The connection to Mirabal is fairly recent. In 2007, Dufallo, violinist Jennifer Choi, cellist Dorothy Lawson and violist Ralph Ferris were scheduled to play a festival in Albuquerque.
“A promoter paired us and we hit it off,” Dufallo said. “We included him on our TruckStop program” — the quartet’s ongoing outreach to musicians in other cultures.
Mirabal has gained fame not only through his two Grammy Awards and his being named Native American Artist of the Year twice, but also as a
celebrated painter, poet, playwright and author. He also makes his own flutes.
As the relationship evolved, the quartet decided that a program centered on Mirabal’s ancient cultural customs and traditional beliefs and his music would be exciting when blended with ETHEL’s versatility, its known abilities to improvise and its skills in learning the musical language and styles of a living composer. It would also be the first time, to the quartet’s knowledge, that a string quartet and a Native American flutist had been paired, Dufallo said.

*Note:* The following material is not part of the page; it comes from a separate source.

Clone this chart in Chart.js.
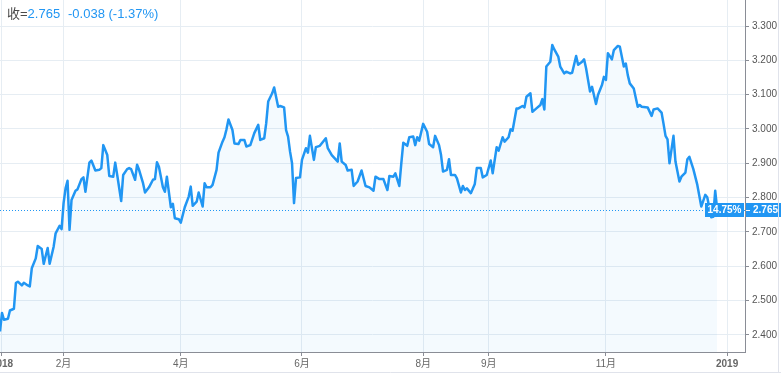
<!DOCTYPE html>
<html>
<head>
<meta charset="utf-8">
<script src="https://cdn.jsdelivr.net/npm/chart.js@4"></script>
<style>
  html, body { margin: 0; padding: 0; background: #fff; }
  #wrap { width: 781px; height: 373px; position: relative; }
</style>
</head>
<body>
<div id="wrap"><canvas id="chart" width="781" height="373"></canvas></div>
<script>
// day number (0 = 2017-12-31) and close yield
const days = [
  0, 1, 2, 4, 5, 7, 8, 9, 11, 12, 14, 15, 16, 18, 19, 21, 22, 24, 25, 27,
  28, 30, 31, 32, 33, 34, 35, 36, 38, 39, 41, 42, 43, 45, 46, 48, 50, 51, 52, 54,
  55, 57, 58, 59, 61, 62, 64, 65, 66, 68, 69, 70, 72, 73, 75, 77, 78, 79, 80, 82,
  83, 84, 86, 87, 88, 90, 91, 93, 95, 96, 97, 99, 100, 102, 103, 104, 106, 107, 109, 110,
  112, 113, 114, 115, 117, 118, 120, 121, 123, 124, 126, 128, 130, 131, 133, 134, 135, 137, 138, 140,
  141, 143, 144, 145, 146, 147, 148, 149, 151, 152, 154, 155, 156, 158, 159, 161, 164, 165, 167, 170,
  171, 172, 174, 175, 177, 178, 180, 182, 184, 186, 188, 189, 191, 193, 195, 196, 198, 199, 201, 202,
  203, 205, 206, 208, 209, 210, 211, 213, 215, 216, 218, 219, 221, 222, 223, 225, 226, 227, 229, 230,
  232, 233, 234, 235, 237, 239, 240, 242, 243, 245, 247, 248, 250, 251, 253, 254, 256, 257, 258, 260,
  261, 263, 264, 265, 267, 268, 270, 272, 273, 274, 275, 277, 278, 279, 281, 282, 284, 285, 287, 288,
  290, 291, 293, 294, 295, 297, 298, 300, 301, 303, 304, 305, 306, 308, 309, 311, 312, 314, 315, 316,
  317, 319, 321, 322, 323, 326, 328, 329, 331, 333, 334, 335, 336, 337, 339, 340, 342, 343, 345, 346,
  347, 349, 351, 353, 355, 356, 358, 359, 360, 361
];
const yields = [
  2.410, 2.464, 2.444, 2.447, 2.471, 2.476, 2.551, 2.555, 2.544, 2.552, 2.544, 2.541, 2.594, 2.623, 2.659, 2.650, 2.607, 2.653, 2.607, 2.657,
  2.696, 2.718, 2.708, 2.784, 2.827, 2.849, 2.706, 2.793, 2.820, 2.824, 2.854, 2.859, 2.817, 2.902, 2.908, 2.879, 2.881, 2.886, 2.953, 2.924,
  2.863, 2.861, 2.902, 2.866, 2.790, 2.866, 2.883, 2.886, 2.883, 2.852, 2.896, 2.881, 2.842, 2.815, 2.830, 2.852, 2.854, 2.903, 2.890, 2.830,
  2.817, 2.861, 2.772, 2.782, 2.740, 2.737, 2.727, 2.772, 2.803, 2.832, 2.776, 2.788, 2.815, 2.774, 2.842, 2.830, 2.830, 2.837, 2.881, 2.931,
  2.963, 2.976, 2.999, 3.028, 2.997, 2.958, 2.956, 2.968, 2.968, 2.949, 2.953, 2.988, 3.012, 2.968, 2.973, 3.017, 3.080, 3.104, 3.121, 3.065,
  3.067, 3.063, 2.997, 2.978, 2.934, 2.900, 2.784, 2.857, 2.859, 2.910, 2.944, 2.931, 2.980, 2.910, 2.947, 2.951, 2.973, 2.944, 2.924, 2.905,
  2.958, 2.905, 2.895, 2.879, 2.881, 2.834, 2.847, 2.879, 2.834, 2.830, 2.820, 2.861, 2.854, 2.854, 2.822, 2.863, 2.861, 2.871, 2.834, 2.900,
  2.960, 2.951, 2.976, 2.978, 2.953, 2.976, 2.966, 3.015, 2.992, 2.956, 2.947, 2.980, 2.953, 2.924, 2.876, 2.881, 2.912, 2.866, 2.866, 2.856,
  2.815, 2.834, 2.822, 2.827, 2.813, 2.840, 2.886, 2.886, 2.859, 2.866, 2.908, 2.871, 2.947, 2.937, 2.976, 2.963, 2.976, 2.999, 2.995, 3.060,
  3.060, 3.067, 3.063, 3.094, 3.104, 3.050, 3.060, 3.070, 3.087, 3.057, 3.182, 3.196, 3.245, 3.232, 3.211, 3.182, 3.162, 3.167, 3.162, 3.164,
  3.213, 3.187, 3.196, 3.203, 3.177, 3.109, 3.123, 3.073, 3.099, 3.128, 3.152, 3.143, 3.221, 3.203, 3.230, 3.242, 3.240, 3.182, 3.191, 3.157,
  3.133, 3.118, 3.065, 3.070, 3.065, 3.063, 3.038, 3.057, 3.060, 3.048, 3.015, 2.980, 2.970, 2.900, 2.980, 2.905, 2.847, 2.861, 2.873, 2.912,
  2.919, 2.883, 2.837, 2.774, 2.808, 2.801, 2.743, 2.744, 2.820, 2.765
];

const tickDays = [1, 32, 91, 152, 213, 246, 305, 366];
const tickLabels = ['2018', '2月', '4月', '6月', '8月', '9月', '11月', '2019'];
const yTicks = [2.4, 2.5, 2.6, 2.7, 2.8, 2.9, 3.0, 3.1, 3.2, 3.3];

const lastValue = 2.765;
const change = '-0.038';
const changePct = '(-1.37%)';
const pctLabel = '14.75%';

const BLUE = '#2196f3';
const GRID = '#e6edf3';
const AXIS = '#8a8d96';
const FONT = "'Liberation Sans', 'Noto Sans CJK SC', sans-serif";

Chart.defaults.font.family = FONT;

const overlay = {
  id: 'overlay',
  afterDatasetsDraw(chart) {
    const { ctx, chartArea, scales } = chart;
    const y = Math.round(scales.y.getPixelForValue(lastValue)) + 0.5;
    ctx.save();
    // dotted last-price line
    ctx.strokeStyle = BLUE;
    ctx.lineWidth = 1;
    ctx.setLineDash([1, 2]);
    ctx.beginPath();
    ctx.moveTo(chartArea.left, y);
    ctx.lineTo(chartArea.right, y);
    ctx.stroke();
    ctx.setLineDash([]);

    // percent tag inside plot
    ctx.fillStyle = BLUE;
    ctx.fillRect(chartArea.right - 40, y - 7.5, 39, 14);
    ctx.fillStyle = '#fff';
    ctx.font = 'bold 10px ' + FONT;
    ctx.textAlign = 'center';
    ctx.textBaseline = 'middle';
    ctx.fillText(pctLabel, chartArea.right - 20.5, y);

    // price tag on axis
    ctx.fillStyle = BLUE;
    ctx.fillRect(chartArea.right + 1, y - 7.5, chart.width - chartArea.right - 1, 14);
    ctx.fillStyle = '#fff';
    ctx.fillRect(chartArea.right + 1, y - 0.5, 4, 1);
    ctx.font = 'bold 10px ' + FONT;
    ctx.textAlign = 'left';
    ctx.fillText(lastValue.toFixed(3), chartArea.right + 8, y);
    ctx.restore();
  },
  afterDraw(chart) {
    const { ctx } = chart;
    ctx.save();
    // outer frame
    ctx.strokeStyle = '#e0e3eb';
    ctx.lineWidth = 1;
    ctx.beginPath();
    ctx.moveTo(778.5, 0);
    ctx.lineTo(778.5, 372.5);
    ctx.moveTo(0, 372.5);
    ctx.lineTo(781, 372.5);
    ctx.stroke();

    // header
    ctx.font = '13px ' + FONT;
    ctx.textBaseline = 'middle';
    ctx.textAlign = 'left';
    let x = 7;
    ctx.fillStyle = '#4a4a4a';
    ctx.fillText('收=', x, 14);
    x += ctx.measureText('收=').width;
    ctx.fillStyle = BLUE;
    ctx.fillText(lastValue.toFixed(3), x, 14);
    ctx.fillText(change + ' ' + changePct, 68, 14);
    ctx.restore();
  }
};

new Chart(document.getElementById('chart'), {
  type: 'line',
  data: {
    datasets: [{
      data: days.map((d, i) => ({ x: d, y: yields[i] })),
      borderColor: BLUE,
      borderWidth: 2.5,
      backgroundColor: 'rgba(33, 150, 243, 0.05)',
      fill: 'start',
      pointRadius: 0,
      tension: 0,
      borderJoinStyle: 'round'
    }]
  },
  options: {
    responsive: false,
    animation: false,
    devicePixelRatio: 1,
    layout: { padding: 0 },
    plugins: {
      legend: { display: false },
      tooltip: { enabled: false }
    },
    scales: {
      x: {
        type: 'linear',
        min: 0,
        max: 375,
        afterBuildTicks: (s) => { s.ticks = tickDays.map(v => ({ value: v })); },
        afterFit: (s) => { s.height = 21; s.paddingLeft = 0; s.paddingRight = 0; },
        grid: { color: GRID, tickColor: AXIS, tickLength: 4 },
        border: { display: true, color: AXIS },
        ticks: {
          autoSkip: false,
          maxRotation: 0,
          padding: 2,
          color: '#666',
          font: (c) => ({ size: 10, weight: (c.index === 0 || c.index === tickDays.length - 1) ? 'bold' : 'normal' }),
          callback: (v, i) => tickLabels[i]
        }
      },
      y: {
        position: 'right',
        min: 2.35,
        max: 3.376,
        afterBuildTicks: (s) => { s.ticks = yTicks.map(v => ({ value: v })); },
        afterFit: (s) => { s.width = 36; s.paddingTop = 0; s.paddingBottom = 0; },
        grid: { color: GRID, tickColor: AXIS, tickLength: 4 },
        border: { display: true, color: AXIS },
        ticks: {
          padding: 3,
          color: '#555',
          font: { size: 10 },
          callback: (v) => Number(v).toFixed(3)
        }
      }
    }
  },
  plugins: [overlay]
});
</script>
</body>
</html>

The premiere of their new collaborative show was in 2008 for the Brooklyn Academy of Music’s Next Wave Festival. That was enormously successful, Dufallo said. Last year, the quartet decided to reprise the show for its entire touring season.
To make sure people understand what they’re hearing, the quartet and Mirabal will do a lot of talking at the concert.
“When he talks it’s something . . . what music means to him, and why he does what he’s doing. He talks about his 2,000-year-old culture and that his language is disappearing and about his need to go out into the world to talk to people about this,” Dufallo said.
“He’s a fascinating guy. He travels the world but stays home certain times of the year for the ceremonies. He’s worldly but connected. It’s a thrill to me that we’re working with him.”
Listening to new music can sometimes be a difficult thing for audiences not familiar with what some might call experimental music.
“People have always had a problem with the new,” Dufallo said. “But everything was new at one time. Even Brahms’ work was panned. I can’t guarantee you’ll like what you hear, but I can guarantee that I believe in it.”
For a musician, working with a living composer is an unequaled experience.
“To have the dialogue, to ask questions, to offer suggestions, . . . it’s exciting to play a piece that’s never been played before,” Dufallo said. “When you are the first person to play it, you define the work. There is no baggage as in playing traditional pieces like Beethoven. It’s fresh. You make it your own. Our big job is to bring the music to life. History will determine if the piece is good.”
Dufallo said his early experience with contemporary music was probably like the rest of ETHEL’s members.
“When I walked off the stage after playing my first modern piece, I thought I’d never had so much fun on stage,” he said.
What’s in a name
When the quartet was founded in 1998, the musicians were looking for new directions, which is why they chose their name. ETHEL is neither an acronym nor does it have any significance to anything. Rather, it is a random name that would allow the group the liberty to do whatever it wanted, said their publicist, April Thibeault. Dufallo joined seven years ago and Choi joined last season. Only Lawson and Ferris are original members.
Over the years, ETHEL has accumulated some impressive statistics: more than 50 world premieres in the past three years; 30,000 live audience members to date; collaborations with choreographers Annie-B Parson and the Merce Cunningham Dance Company; international festivals in Australia, Holland and Mexico; No. 1 on Billboard’s Best Album of the Year (2003) and Amazon’s Top Classical Editor’s Picks (2006); and a Grammy Award (2009) with jazz singer Kurt Elling.
They’ve also taught 8,000 young Native American composers at the Grand Canyon Music Festival over the last seven years through the Native American Composers Apprentice Program.
More than 50 concerts this season have been scheduled along with more than 20 educational outreach programs. ETHEL’s latest disc “Heavy” (Innova) with music by all New York composers will be issued this spring.